= Sophie Pacini =

German-Italian pianist

Sophie Pacini (born December 12, 1991, in Munich) is a German-Italian pianist.

== Life and professional career ==
Sophie Pacini born of a German mother and an Italian father, passed her concert exam with honors at the Mozarteum University Salzburg aged 19. She studied there from the age 10 at the Institute for Highly Gifted Leopold Mozart of the local university under Karl-Heinz Kämmerling and Pavel Gililov, while she continued to join master classes of Dmitri Bashkirov and Fou Ts'ong.

Since her concert debut at the age of 8 in 2000, Sophie Pacini has appeared in many renowned concert halls across the world including Tokyo Suntory Hall, Philharmonie Berlin, Konzerthaus Berlin, Konzerthaus Vienna, Wigmore Hall London, Philharmonie am Gasteig Munich, Herkulessaal Munich, Gewandhaus Leipzig, Elbphilharmonie and Laeiszhalle Hamburg, Tonhalle Zürich, Lucerne Culture and Congress Centre, La Seine Musicale Paris, Centre for Fine Arts, Brussels / BOZAR, Hong Kong City Hall, Cape Town City Hall.

In recital, she has performed at international festivals such as Salzburger Festspiele, Piano Lucerne Festival, Klavier-Festival Ruhr, Piano Festival aux Jacobins Toulouse, Kammermusikfest Lockenhaus with Gidon Kremer, Rheingau Musik Festival, Schwetzinger Festspiele, Festspiele Mecklenburg-Vorpommern, Progetto Martha Argerich Lugano and Martha Argerich Festival Hamburg.

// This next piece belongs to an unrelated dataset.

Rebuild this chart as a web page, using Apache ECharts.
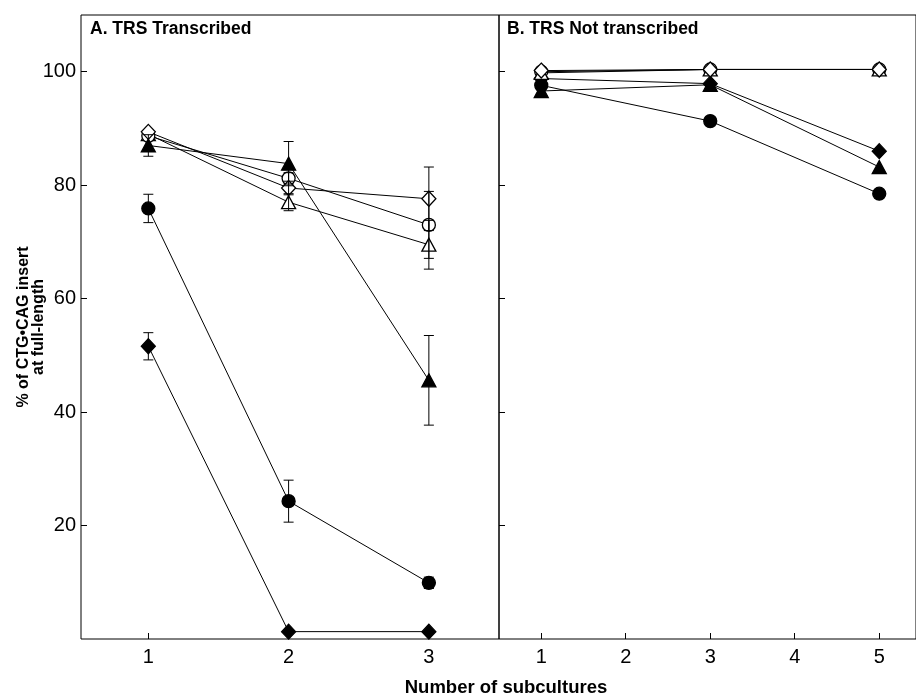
<!DOCTYPE html>
<html>
<head>
<meta charset="utf-8">
<script src="https://cdn.jsdelivr.net/npm/echarts@6/dist/echarts.min.js"></script>
<style>html,body{margin:0;padding:0;background:#fff}#c{width:916px;height:698px}</style>
</head>
<body>
<div id="c"></div>
<script>
// ---- Data ----
const xA = [1, 2, 3];
const xB = [1, 3, 5];
const yTicks = [20, 40, 60, 80, 100];
const xTicksA = [1, 2, 3];
const xTicksB = [1, 2, 3, 4, 5];

// Panel A: TRS transcribed
const aOpenDiamond = [89.4, 79.5, 77.6];
const aOpenCircle = [88.7, 81.2, 73.0];
const aOpenTriangle = [89.0, 77.0, 69.5];
const aFilledTriangle = [87.0, 83.8, 45.6];
const aFilledCircle = [75.9, 24.3, 9.9];
const aFilledDiamond = [51.6, 1.3, 1.3];
// Panel A error (+/-)
const aErrOpenDiamond = [0, 1.2, 5.6];
const aErrOpenCircle = [0, 1.0, 5.9];
const aErrOpenTriangle = [0, 1.5, 4.3];
const aErrFilledTriangle = [1.9, 3.9, 7.9];
const aErrFilledCircle = [2.5, 3.7, 1.0];
const aErrFilledDiamond = [2.4, 0, 0];

// Panel B: TRS not transcribed
const bOpenDiamond = [100.2, 100.4, 100.4];
const bOpenCircle = [100.0, 100.4, 100.4];
const bOpenTriangle = [99.8, 100.4, 100.4];
const bFilledDiamond = [98.8, 97.9, 86.0];
const bFilledTriangle = [96.6, 97.7, 83.2];
const bFilledCircle = [97.6, 91.3, 78.5];

// ---- Chart ----
const FONT = 'Liberation Sans, Arial, Helvetica, sans-serif';
const chart = echarts.init(document.getElementById('c'), null, {renderer: 'canvas'});

const markers = {
  openDiamond: {symbol: 'diamond', size: [14, 15], fill: '#fff'},
  openCircle: {symbol: 'circle', size: 13, fill: '#fff'},
  openTriangle: {symbol: 'triangle', size: [14, 13], fill: '#fff'},
  filledTriangle: {symbol: 'triangle', size: [14, 13], fill: '#000'},
  filledCircle: {symbol: 'circle', size: 13, fill: '#000'},
  filledDiamond: {symbol: 'diamond', size: [14, 15], fill: '#000'}
};

function lineSeries(name, xs, ys, m, gi) {
  const mk = markers[m];
  return {
    name: name, type: 'line', xAxisIndex: gi, yAxisIndex: gi,
    data: xs.map((x, i) => [x, ys[i]]),
    symbol: mk.symbol, symbolSize: mk.size, showSymbol: true,
    lineStyle: {color: '#000', width: 1},
    itemStyle: {color: mk.fill, borderColor: '#000', borderWidth: 1.3},
    z: 3, silent: true, animation: false
  };
}

function errSeries(xs, ys, es, gi) {
  const d = [];
  xs.forEach((x, i) => { if (es[i] > 0) d.push([x, ys[i] - es[i], ys[i] + es[i]]); });
  return {
    type: 'custom', xAxisIndex: gi, yAxisIndex: gi, z: 5, silent: true, animation: false,
    data: d,
    renderItem: function (params, api) {
      const x = api.value(0);
      const lo = api.coord([x, api.value(1)]);
      const hi = api.coord([x, api.value(2)]);
      const w = 5;
      const st = {stroke: '#000', lineWidth: 1};
      return {type: 'group', children: [
        {type: 'line', shape: {x1: lo[0], y1: lo[1], x2: hi[0], y2: hi[1]}, style: st},
        {type: 'line', shape: {x1: lo[0] - w, y1: lo[1], x2: lo[0] + w, y2: lo[1]}, style: st},
        {type: 'line', shape: {x1: hi[0] - w, y1: hi[1], x2: hi[0] + w, y2: hi[1]}, style: st}
      ]};
    }
  };
}

const tickCommon = {inside: true, length: 6, lineStyle: {color: '#000', width: 1}};
const labelCommon = {color: '#000', fontFamily: FONT, fontSize: 20};

const option = {
  backgroundColor: '#fff',
  animation: false,
  grid: [
    {left: 81, top: 15, width: 418, height: 624, show: true, borderColor: '#000', borderWidth: 1, backgroundColor: 'transparent'},
    {left: 499, top: 15, right: -3, height: 624, show: true, borderColor: '#000', borderWidth: 1, backgroundColor: 'transparent'}
  ],
  xAxis: [
    {gridIndex: 0, type: 'value', min: 0.52, max: 3.5,
     axisLine: {show: false}, splitLine: {show: false},
     axisTick: Object.assign({customValues: xTicksA}, tickCommon),
     axisLabel: Object.assign({customValues: xTicksA, margin: 8}, labelCommon)},
    {gridIndex: 1, type: 'value', min: 0.5, max: 5.435,
     axisLine: {show: false}, splitLine: {show: false},
     axisTick: Object.assign({customValues: xTicksB}, tickCommon),
     axisLabel: Object.assign({customValues: xTicksB, margin: 8}, labelCommon)}
  ],
  yAxis: [
    {gridIndex: 0, type: 'value', min: 0, max: 110,
     axisLine: {show: false}, splitLine: {show: false},
     axisTick: Object.assign({customValues: yTicks}, tickCommon),
     axisLabel: Object.assign({customValues: yTicks, margin: 5}, labelCommon)},
    {gridIndex: 1, type: 'value', min: 0, max: 110,
     axisLine: {show: false}, splitLine: {show: false},
     axisTick: Object.assign({customValues: yTicks}, tickCommon),
     axisLabel: {show: false}}
  ],
  graphic: [
    {type: 'text', left: 90, top: 20, style: {text: 'A. TRS Transcribed', font: 'bold 17.5px ' + FONT, fill: '#000'}},
    {type: 'text', left: 507, top: 20, style: {text: 'B. TRS Not transcribed', font: 'bold 17.5px ' + FONT, fill: '#000'}},
    {type: 'text', x: 506, y: 688, style: {text: 'Number of subcultures', font: 'bold 18.5px ' + FONT, fill: '#000', align: 'center', verticalAlign: 'middle'}},
    {type: 'text', x: 31, y: 327, rotation: Math.PI / 2,
     style: {text: '% of CTG\u2022CAG insert\nat full-length', font: 'bold 16px ' + FONT, lineHeight: 15, fill: '#000', align: 'center', verticalAlign: 'middle'}}
  ],
  series: [
    lineSeries('A open triangle', xA, aOpenTriangle, 'openTriangle', 0),
    lineSeries('A open circle', xA, aOpenCircle, 'openCircle', 0),
    lineSeries('A open diamond', xA, aOpenDiamond, 'openDiamond', 0),
    lineSeries('A filled triangle', xA, aFilledTriangle, 'filledTriangle', 0),
    lineSeries('A filled circle', xA, aFilledCircle, 'filledCircle', 0),
    lineSeries('A filled diamond', xA, aFilledDiamond, 'filledDiamond', 0),
    errSeries(xA, aOpenDiamond, aErrOpenDiamond, 0),
    errSeries(xA, aOpenCircle, aErrOpenCircle, 0),
    errSeries(xA, aOpenTriangle, aErrOpenTriangle, 0),
    errSeries(xA, aFilledTriangle, aErrFilledTriangle, 0),
    errSeries(xA, aFilledCircle, aErrFilledCircle, 0),
    errSeries(xA, aFilledDiamond, aErrFilledDiamond, 0),
    lineSeries('B filled triangle', xB, bFilledTriangle, 'filledTriangle', 1),
    lineSeries('B filled circle', xB, bFilledCircle, 'filledCircle', 1),
    lineSeries('B filled diamond', xB, bFilledDiamond, 'filledDiamond', 1),
    lineSeries('B open circle', xB, bOpenCircle, 'openCircle', 1),
    lineSeries('B open triangle', xB, bOpenTriangle, 'openTriangle', 1),
    lineSeries('B open diamond', xB, bOpenDiamond, 'openDiamond', 1)
  ]
};
chart.setOption(option);
</script>
</body>
</html>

As soloist, Sophie Pacini has appeared with orchestras such as Gewandhaus Orchester Leipzig, Tokyo Philharmonic Orchestra, Tonhalle-Orchester Zürich, Luzerner Sinfonieorchester, Bournemouth Symphony Orchestra, Wiener Kammerorchester, Dresdner Philharmonie, Camerata Salzburg, Munich Radio Orchestra, Württemberg Chamber Orchestra Heilbronn, Mozarteum Orchestra Salzburg, Bern Symphony Orchestra and Orchestra del Maggio Musicale Fiorentino.

Sophie Pacini has designed and moderated a new broadcast format for Deutschlandfunk and Südwestrundfunk.

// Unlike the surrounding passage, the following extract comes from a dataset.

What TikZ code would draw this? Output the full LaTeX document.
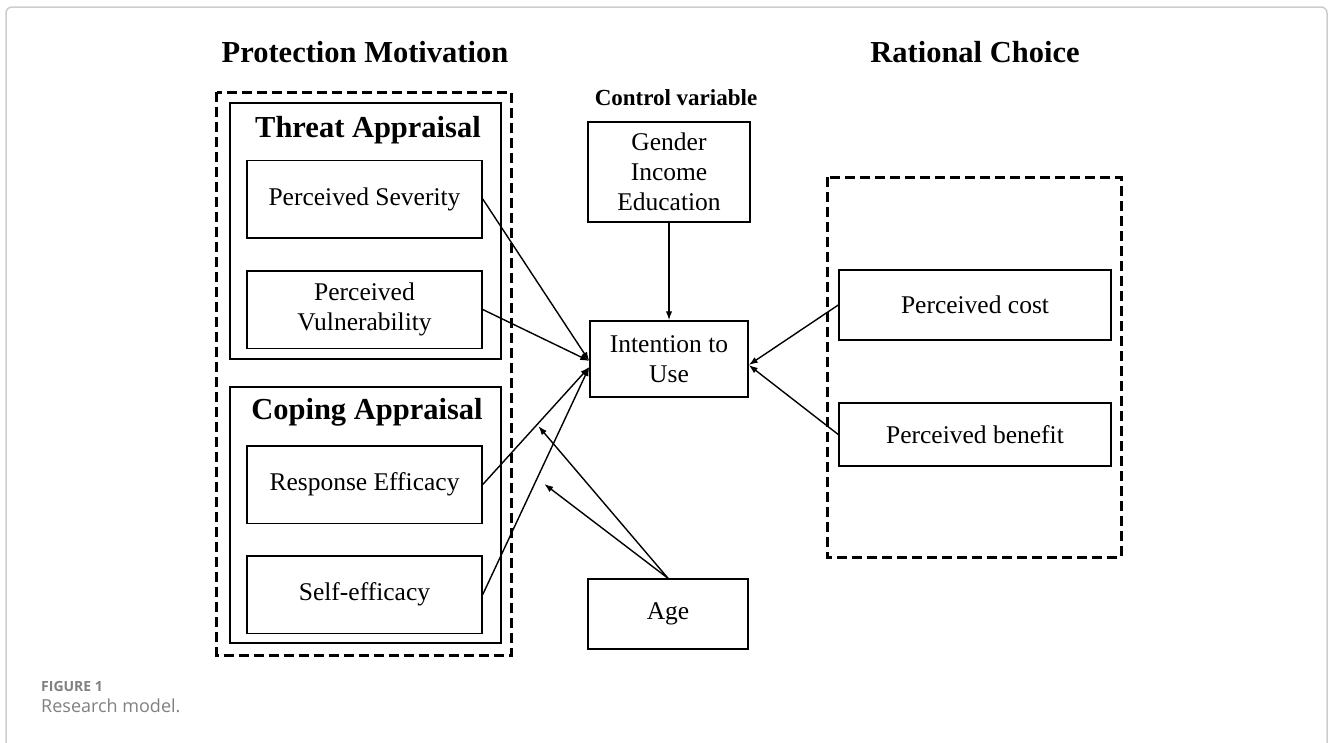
\documentclass[tikz,border=0pt]{standalone}
\usepackage{fontspec}
\setmainfont{Liberation Serif}
\newfontfamily\capfont{Open Sans}
\usetikzlibrary{arrows.meta,calc}

\begin{document}
\begin{tikzpicture}[
        x=1pt, y=-1pt,
        mybox/.style={
            draw,
            line width=1.5pt,
            align=center,
            inner sep=0pt,
            font=\fontsize{25.5}{30}\selectfont
        },
        groupbox/.style={
            draw,
            line width=1.5pt,
            inner sep=0pt,
            minimum width=271pt,
            minimum height=256pt
        },
        dashbox/.style={
            draw,
            line width=3pt,
            dash pattern=on 10pt off 5pt
        },
        heading/.style={
            font=\fontsize{30.5}{34}\selectfont\bfseries
        },
        myarrow/.style={
            line width=1.4pt,
            -{Latex[length=9pt,width=6.5pt]}
        }
    ]
        % cornice e dimensioni della figura
        \useasboundingbox (0,0) rectangle (1330,742);
        \draw[gray!40, line width=1.5pt, rounded corners=6pt] (6,7) rectangle (1327,800);

        % titoli
        \node[heading] (tProt) at (365,52) {Protection Motivation};
        \node[heading] (tRat) at (975,52) {Rational Choice};
        \node[font=\fontsize{23}{27}\selectfont\bfseries] (tCtrl) at (676,98) {Control variable};

        % riquadri tratteggiati
        \draw[dashbox] (216.5,92) rectangle (511,655);
        \draw[dashbox] (827,177) rectangle (1121,557);

        % gruppi Threat / Coping
        \node[groupbox] (threat) at (365.5,231) {};
        \node[groupbox] (coping) at (365.5,515) {};
        \node[heading] (tThreat) at (368,130) {Threat Appraisal};
        \node[heading] (tCoping) at (367,412) {Coping Appraisal};

        % i quattro costrutti a sinistra
        \foreach \nm/\txt/\yy in {sev/Perceived Severity/199,
                                  vul/{Perceived\\Vulnerability}/309.5,
                                  resp/Response Efficacy/484.5,
                                  self/Self-efficacy/594.5} {
            \node[mybox, minimum width=235pt, minimum height=77.5pt] (\nm) at (364.5,\yy) {\txt};
        }

        % colonna centrale
        \node[mybox, minimum width=162pt, minimum height=100pt] (ctrl) at (669,172) {Gender\\Income\\Education};
        \node[mybox, minimum width=158pt, minimum height=76pt] (intent) at (669,359) {Intention to\\Use};
        \node[mybox, minimum width=160pt, minimum height=70pt] (age) at (668,614) {Age};

        % Rational Choice
        \node[mybox, minimum width=272pt, minimum height=70pt] (cost) at (975,305) {Perceived cost};
        \node[mybox, minimum width=272pt, minimum height=63pt] (benefit) at (975,434.5) {Perceived benefit};

        % punti di arrivo sulla Intention
        \coordinate (inA) at ([yshift=-2pt]intent.west);
        \coordinate (inB) at ([yshift=-8pt]intent.west);
        \coordinate (inC) at ([yshift=-6pt]intent.east);

        % collegamenti
        \draw[myarrow] (sev.east) -- (inA);
        \draw[myarrow] (vul.east) -- (inA);
        \draw[myarrow] (resp.east) -- (inB);
        \draw[myarrow] (self.east) -- (inB);
        \draw[myarrow] (ctrl) -- (intent);
        \draw[myarrow] (cost.west) -- (inC);
        \draw[myarrow] (benefit.west) -- (inC);

        % moderazione di Age
        \coordinate (modA) at ($(resp.east)!0.51!(inB)$);
        \coordinate (modB) at ($(self.east)!0.51!(inB)$);
        \draw[myarrow, shorten >=2pt] (age.north) -- (modA);
        \draw[myarrow, shorten >=9pt] (age.north) -- (modB);

        % didascalia
        \node[anchor=west, inner sep=0pt, text=black!50, font=\capfont\fontsize{14}{17}\selectfont\bfseries] (figNum) at (41,686) {FIGURE 1};
        \node[anchor=west, inner sep=0pt, text=black!50, font=\capfont\fontsize{18}{22}\selectfont] (figCap) at (41,706) {Research model.};
    \end{tikzpicture}
\end{document}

Simce 2023 Sophie Pacini has curated her own festival "Nuancen" in her hometown of Aying

Since 2023 Sophie is full member of the European Academy of Sciences and Arts.

==Discography==
- 2012 Schumann Piano Concerto A Minor op.54 and Mozart Piano Concerto E Flat Major K.271, Staatsphilharmonie Rheinland-Pfalz, conductor Radoslaw Szulc (Onyx Classics)
- 2012 Schumann and Liszt (Avi Music)
- 2014 "Chopin" (Avi Music)
- 2016 "Solo Piano" - Beethoven and Liszt (Warner Classics)
- 2018 "In Between" - Robert Schumann and Clara Schumann - Mendelssohn Bartholdy and Fanny Hensel (Warner Classics)
- 2020 "Rimembranza" - Mozart, Schubert, Schubert-Liszt, Love Theme by Andrea Morricone (from the film "Cinema paradiso")( Avenir)
- 2022 "Boundless" - Poulenc, Bernstein, Weinberg, Prokofiev - Duo: Sophie Pacini (Piano) - Pablo Barragán (Clarinet) (Aparté - Label)
- 2022 "(DVD) "Sophie Pacini & Martha Argerich - New Year’s Impression from Vienna" (Arthaus)
- 2023 "Puzzle" Chopin and Scriabin, Outhere / Fuga libera
- 2025 "bittersweet"- Handel, Mozart,Chopin, Debussy, Brahms, Schumann (Deutsche Grammophon - Avenir

==Awards==
- 2011 "Prix Groupe Edmond de Rothschild-Thierry Scherz" at Sommets musicaux de Gstaad
- 2011 Förderpreis Deutschlandfunk at Bremer Musikfest-Preis
- 2011 Fellowship Holder - Mozart-Gesellschaft Dortmund
- 2015 ECHO Klassik as "Newcomer of the Year"
- 2017 International Classical Music Award (ICMA)] as "Young Artist of the Year"
- 2023 Member of the European Academy of Sciences and Arts.